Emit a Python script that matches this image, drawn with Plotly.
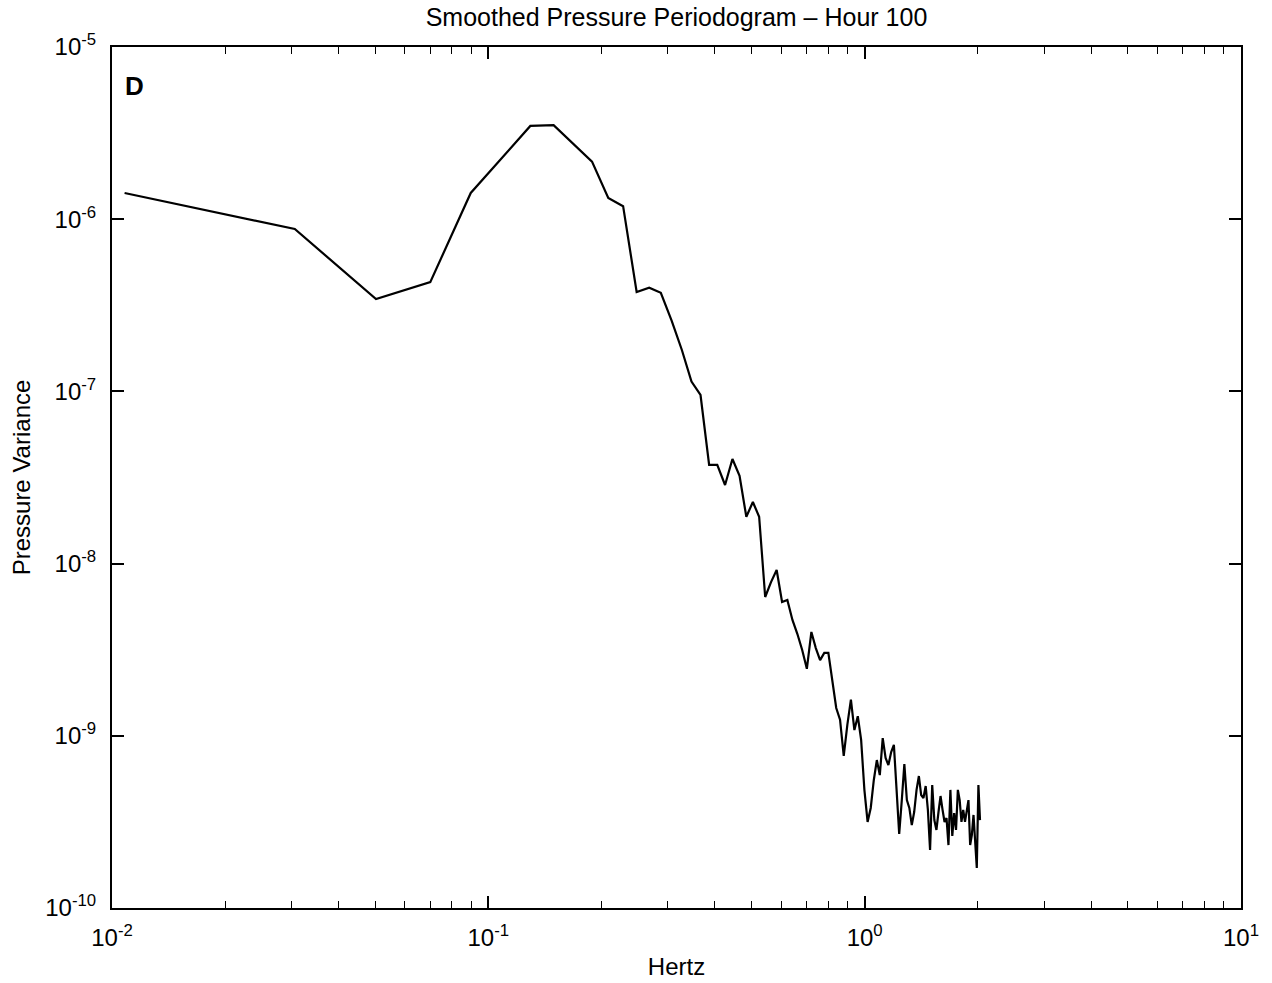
import plotly.graph_objects as go

# Frequencies (Hz)
freq = [0.0108, 0.0306, 0.0503, 0.0701, 0.0898, 0.1096, 0.1293, 0.1491, 0.1688, 0.1886,
        0.2083, 0.2281, 0.2478, 0.2676, 0.2873, 0.3071, 0.3268, 0.3466, 0.3663, 0.3861,
        0.4058, 0.4256, 0.4453, 0.4651, 0.4848, 0.5046, 0.5243, 0.5441, 0.5638, 0.5836,
        0.6033, 0.6231, 0.6428, 0.6626, 0.6823, 0.7021, 0.7218, 0.7416, 0.7613, 0.7811,
        0.8008, 0.8206, 0.8403, 0.8601, 0.8798, 0.8996, 0.9193, 0.9391, 0.9588, 0.9786,
        0.9983, 1.0181, 1.0378, 1.0576, 1.0773, 1.0971, 1.1168, 1.1366, 1.1563, 1.1761,
        1.1958, 1.2156, 1.2353, 1.2551, 1.2748, 1.2946, 1.3143, 1.3341, 1.3538, 1.3736,
        1.3933, 1.4131, 1.4328, 1.4526, 1.4723, 1.4921, 1.5118, 1.5316, 1.5513, 1.5711,
        1.5908, 1.6106, 1.6303, 1.6501, 1.6698, 1.6896, 1.7093, 1.7291, 1.7488, 1.7686,
        1.7883, 1.8081, 1.8278, 1.8476, 1.8673, 1.8871, 1.9068, 1.9266, 1.9463, 1.9661,
        1.9858, 2.0056, 2.0253]

# Smoothed pressure variance
variance = [1.42e-6, 8.77e-7, 3.44e-7, 4.31e-7, 1.42e-6, 2.33e-6, 3.48e-6, 3.52e-6, 2.70e-6, 2.16e-6,
            1.33e-6, 1.19e-6, 3.78e-7, 4.00e-7, 3.74e-7, 2.57e-7, 1.74e-7, 1.14e-7, 9.53e-8, 3.74e-8,
            3.74e-8, 2.86e-8, 4.05e-8, 3.23e-8, 1.87e-8, 2.28e-8, 1.87e-8, 6.40e-9, 7.81e-9, 9.18e-9,
            5.98e-9, 6.15e-9, 4.71e-9, 3.90e-9, 3.15e-9, 2.45e-9, 4.01e-9, 3.23e-9, 2.75e-9, 3.03e-9,
            3.03e-9, 2.08e-9, 1.45e-9, 1.24e-9, 7.64e-10, 1.16e-9, 1.62e-9, 1.08e-9, 1.30e-9, 9.46e-10,
            4.85e-10, 3.16e-10, 3.81e-10, 5.54e-10, 7.23e-10, 5.91e-10, 9.70e-10, 7.43e-10, 6.76e-10, 8.05e-10,
            8.85e-10, 4.85e-10, 2.69e-10, 4.23e-10, 6.85e-10, 4.23e-10, 3.81e-10, 3.03e-10, 3.61e-10, 4.85e-10,
            5.84e-10, 4.53e-10, 4.35e-10, 5.11e-10, 3.71e-10, 2.17e-10, 5.18e-10, 3.24e-10, 2.84e-10, 3.61e-10,
            4.47e-10, 3.71e-10, 3.16e-10, 3.33e-10, 2.32e-10, 4.85e-10, 2.62e-10, 3.56e-10, 2.84e-10, 4.85e-10,
            4.23e-10, 3.16e-10, 3.71e-10, 3.16e-10, 3.61e-10, 4.23e-10, 2.32e-10, 2.65e-10, 3.47e-10, 2.48e-10,
            1.71e-10, 5.18e-10, 3.24e-10]

x_tickvals = [0.01, 0.1, 1, 10]
x_ticktext = ["10<sup>-2</sup>", "10<sup>-1</sup>", "10<sup>0</sup>", "10<sup>1</sup>"]
y_tickvals = [1e-10, 1e-9, 1e-8, 1e-7, 1e-6, 1e-5]
y_ticktext = ["10<sup>-10</sup>", "10<sup>-9</sup>", "10<sup>-8</sup>", "10<sup>-7</sup>",
              "10<sup>-6</sup>", "10<sup>-5</sup>"]
x_minor = [2e-2, 3e-2, 4e-2, 5e-2, 6e-2, 7e-2, 8e-2, 9e-2,
           0.2, 0.3, 0.4, 0.5, 0.6, 0.7, 0.8, 0.9,
           2, 3, 4, 5, 6, 7, 8, 9]

FONT = "Liberation Sans, Arial, Helvetica, sans-serif"

fig = go.Figure()
fig.add_trace(go.Scatter(x=freq, y=variance, mode="lines",
                         line=dict(color="black", width=2.2), showlegend=False))

fig.update_xaxes(type="log", range=[-2, 1], tickmode="array", automargin=False,
                 tickvals=x_tickvals, ticktext=x_ticktext,
                 ticks="inside", ticklen=12, tickwidth=1.5, tickcolor="black",
                 minor=dict(ticks="inside", ticklen=7, tickwidth=1, tickcolor="black",
                            tickmode="array", tickvals=x_minor, showgrid=False),
                 showline=True, linecolor="black", linewidth=2, mirror="ticks",
                 showgrid=False, zeroline=False, ticklabelstandoff=7,
                 tickfont=dict(family=FONT, size=24, color="black"),
                 title=dict(text="Hertz", font=dict(family=FONT, size=24, color="black"),
                            standoff=8))
fig.update_yaxes(type="log", range=[-10, -5], tickmode="array", automargin=False,
                 tickvals=y_tickvals, ticktext=y_ticktext,
                 ticks="inside", ticklen=12, tickwidth=1.5, tickcolor="black",
                 showline=True, linecolor="black", linewidth=2, mirror="ticks",
                 showgrid=False, zeroline=False, ticklabelstandoff=9,
                 tickfont=dict(family=FONT, size=24, color="black"),
                 title=dict(text="Pressure Variance", font=dict(family=FONT, size=24, color="black"),
                            standoff=8))

fig.add_annotation(text="<b>D</b>", xref="paper", yref="paper", x=0.0095, y=0.955,
                   xanchor="left", yanchor="middle", showarrow=False,
                   font=dict(family=FONT, size=26, color="black"))

fig.update_layout(
    width=1272, height=983,
    paper_bgcolor="white", plot_bgcolor="white",
    margin=dict(l=112, r=31, t=47, b=75),
    title=dict(text="Smoothed Pressure Periodogram – Hour 100",
               x=0.5, xref="paper", y=0.9825, yanchor="middle",
               font=dict(family=FONT, size=25, color="black")),
)

fig.write_html("out.html")
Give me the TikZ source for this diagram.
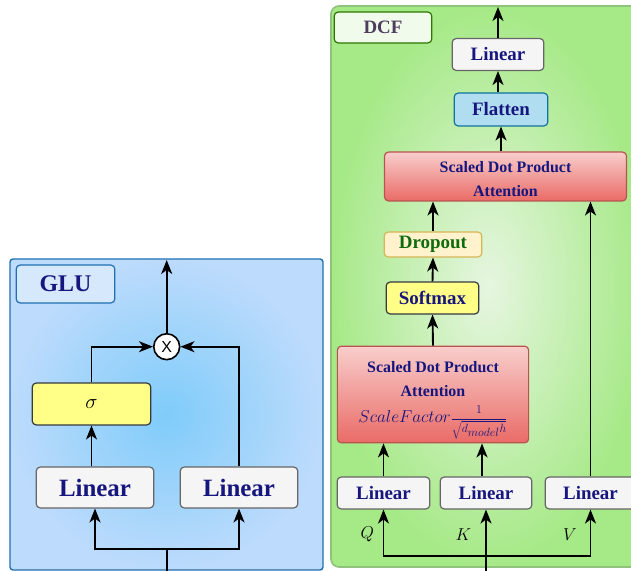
\documentclass[tikz,border=0pt]{standalone}
\usepackage[no-math]{fontspec}
\setmainfont{Liberation Serif}
\newfontfamily\mulfont{Liberation Sans}
\usetikzlibrary{arrows.meta}

\definecolor{glucenter}{HTML}{7FCCFA}
\definecolor{gluedge}{HTML}{BDDBFC}
\definecolor{glustroke}{HTML}{1F6FB2}
\definecolor{glutitlefill}{HTML}{D6E8FC}
\definecolor{dcfcenter}{HTML}{E6F6E0}
\definecolor{dcfedge}{HTML}{A6E987}
\definecolor{dcfstroke}{HTML}{8FC27A}
\definecolor{dcftitlefill}{HTML}{F0FBEB}
\definecolor{dcftitlestroke}{HTML}{2D7600}
\definecolor{dcftext}{HTML}{4F3D5E}
\definecolor{linfill}{HTML}{F5F5F5}
\definecolor{linstroke}{HTML}{666666}
\definecolor{sigfill}{HTML}{FFFF88}
\definecolor{sigstroke}{HTML}{36393D}
\definecolor{redtop}{HTML}{F8CECC}
\definecolor{redbot}{HTML}{EA6B66}
\definecolor{redstroke}{HTML}{B85450}
\definecolor{flatfill}{HTML}{B1DDF0}
\definecolor{flatstroke}{HTML}{10739E}
\definecolor{dropfill}{HTML}{FFF2CC}
\definecolor{dropstroke}{HTML}{D6B656}
\definecolor{droptext}{HTML}{0F6B0F}
\definecolor{txtblue}{HTML}{16167E}

\begin{document}
\begin{tikzpicture}[x=1bp,y=-1bp,
	arr/.style={line width=1.9,-{Stealth[length=14bp,width=11bp,inset=4bp]}},
	wire/.style={line width=1.9},
	box/.style={rectangle,rounded corners=4,line width=1.2,inner sep=0,align=center,text=txtblue},
	linbig/.style={box,fill=linfill,draw=linstroke,minimum width=118,minimum height=41,font=\fontsize{25}{30}\selectfont\bfseries},
	linsmall/.style={box,fill=linfill,draw=linstroke,minimum width=92,minimum height=32,font=\fontsize{19}{22}\selectfont\bfseries},
	redbox/.style={box,top color=redtop,bottom color=redbot,draw=redstroke,font=\fontsize{16}{24}\selectfont\bfseries}]
	\useasboundingbox (0,0) rectangle (631,571);
%%%%%%%%%%%%%%%%%%%%%%%%%%%%%%%%%%%%%%%%%%%%%%%%%%%%%%%%%%%%
% GLU
	\draw[rounded corners=3,draw=glustroke,line width=1.4,inner color=glucenter,outer color=gluedge] (10,259) rectangle (323,570);
	\node[box,fill=glutitlefill,draw=glustroke,minimum width=99,minimum height=38,font=\fontsize{24}{28}\selectfont\bfseries] (glu) at (65.5,284) {GLU};
	\node[linbig] (linL) at (95,487.5) {Linear};
	\node[linbig] (linR) at (239,487.5) {Linear};
	\node[box,fill=sigfill,draw=sigstroke,minimum width=119,minimum height=42,text=black,font=\fontsize{20}{24}\selectfont] (sig) at (91.5,404) {$\sigma$};
	\node[circle,draw,fill=white,line width=1.6,minimum size=26,inner sep=0,font=\mulfont\fontsize{16}{16}\selectfont] (mul) at (166.7,346.7) {X};
	\coordinate (gout) at (166.7,260);
	\coordinate (gin) at (166.7,571);
	\coordinate (gsplit) at (166.7,549);
	\draw[arr] (mul.north) -- (gout);
	\draw[arr] (sig.north) |- (mul.west);
	\draw[arr] (linR.north) |- (mul.east);
	\draw[arr] (linL.north -| sig.south) -- (sig.south);
	\draw[wire] (gin) -- (gsplit);
	\draw[arr] (gsplit) -| (linL.south);
	\draw[arr] (gsplit) -| (linR.south);
%%%%%%%%%%%%%%%%%%%%%%%%%%%%%%%%%%%%%%%%%%%%%%%%%%%%%%%%%%%%
% DCF
	\draw[rounded corners=8,draw=dcfstroke,line width=1.6,inner color=dcfcenter,outer color=dcfedge] (331,6) rectangle (645,567);
	\node[box,fill=dcftitlefill,draw=dcftitlestroke,minimum width=98,minimum height=31,text=dcftext,font=\fontsize{19}{22}\selectfont\bfseries] (dcf) at (383,27.5) {DCF};
	\node[linsmall] (linO) at (498,54.5) {Linear};
	\node[box,fill=flatfill,draw=flatstroke,minimum width=94,minimum height=33,font=\fontsize{19}{22}\selectfont\bfseries] (flat) at (501,109.5) {Flatten};
	\node[redbox,minimum width=243,minimum height=49] (sdpaT) at (505.5,176.5) {};
	\node[align=center,text=txtblue,font=\fontsize{16}{24}\selectfont\bfseries] (sdpaTtxt) at (505.5,179) {Scaled Dot Product\\Attention};
	\node[box,fill=dropfill,draw=dropstroke,minimum width=98,minimum height=25,text=droptext,font=\fontsize{19}{22}\selectfont\bfseries] (drop) at (433,244.5) {Dropout};
	\node[box,fill=sigfill,draw=sigstroke,minimum width=93,minimum height=32,font=\fontsize{19}{22}\selectfont\bfseries] (soft) at (432.5,298) {Softmax};
	\node[redbox,minimum width=192,minimum height=97] (sdpaB) at (433,394.5) {};
	\node[align=center,text=txtblue,font=\fontsize{16}{24}\selectfont\bfseries] (sdpaBtxt) at (433,400) {Scaled Dot Product\\Attention\\[2pt]\mdseries{\fontsize{17}{20}\selectfont$ScaleFactor$}{\fontsize{13}{16}\selectfont$\displaystyle\frac{1}{\sqrt{d_{\textstyle model}h}}$}};
	\node[linsmall,minimum width=93] (linQ) at (383.5,493) {Linear};
	\node[linsmall] (linK) at (486,493) {Linear};
	\node[linsmall,minimum width=91] (linV) at (590.5,493) {Linear};
	\node[font=\fontsize{17}{20}\selectfont] (q) at (367.3,534.3) {$Q$};
	\node[font=\fontsize{17}{20}\selectfont] (k) at (463.3,534.3) {$K$};
	\node[font=\fontsize{17}{20}\selectfont] (v) at (570,534.3) {$V$};
	\coordinate (dout) at (498,7);
	\coordinate (din) at (486,571);
	\coordinate (dbus) at (486,556);
	\draw[arr] (linO.north) -- (dout);
	\draw[arr] (flat.north -| linO.south) -- (linO.south);
	\draw[arr] (flat.south |- sdpaT.north) -- (flat.south);
	\draw[arr] (drop.north) -- (drop.north |- sdpaT.south);
	\draw[arr] (soft.north) -- (drop.south);
	\draw[arr] (sdpaB.north) -- (soft.south);
	\draw[arr] (linQ.north) -- (linQ.north |- sdpaB.south);
	\draw[arr] ([xshift=-4]linK.north) -- ([xshift=-4]linK.north |- sdpaB.south);
	\draw[arr] (linV.north) -- (linV.north |- sdpaT.south);
	\draw[arr] (dbus) -| (linQ.south);
	\draw[arr] (dbus) -| (linV.south);
	\draw[arr] (din) -- (linK.south);
\end{tikzpicture}
\end{document}
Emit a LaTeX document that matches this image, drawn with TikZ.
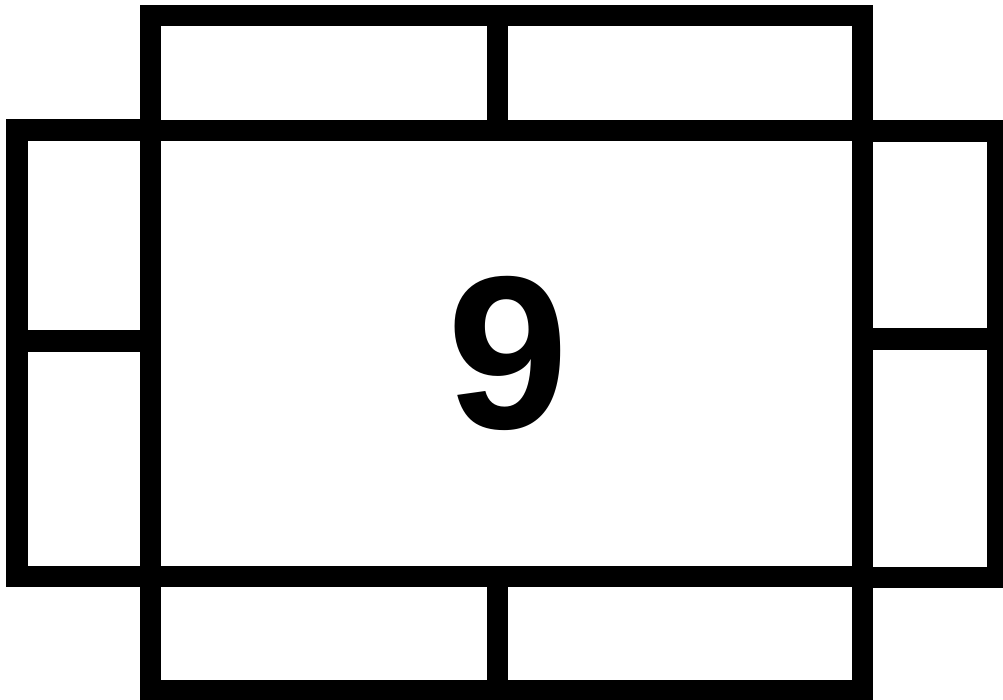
\documentclass[tikz,border=0pt]{standalone}
\usepackage{fontspec}
\setmainfont{Liberation Sans}
\tikzstyle{panel} = [
    draw=black,
    line width=2.1mm
]
\tikzstyle{digit} = [
    font=\fontsize{62}{62}\selectfont\bfseries,
    inner sep=0pt,
    anchor=base
]

\begin{document}
\begin{tikzpicture}[x=0.01cm, y=-0.01cm]
\useasboundingbox (0,0) rectangle (1003,700);

% centre face
\draw [panel] (150.5,130.5) rectangle (862.5,576);

% top flap
\draw [panel] (150.5,15.5) rectangle (862.5,130.5);
\draw [panel] (497,15.5) -- (497,130.5);

% bottom flap
\draw [panel] (150.5,576) rectangle (862.5,690.5);
\draw [panel] (497,576) -- (497,690.5);

% left flap
\draw [panel] (17,130) rectangle (150.5,576.5);
\draw [panel] (17,341) -- (150.5,341);

% right flap
\draw [panel] (862.5,131) rectangle (997,577.5);
\draw [panel] (862.5,339) -- (997,339);

\node (number) [digit] at (508,428) {9};

\end{tikzpicture}
\end{document}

--

STATED GOAL: All lines from the start of the entries through the one with "import plotly.graph_objects as go" are to be output exactly; omit the pictures.

THE ANSWER:
Emit a Python script that matches this image, drawn with Plotly.
import plotly.graph_objects as go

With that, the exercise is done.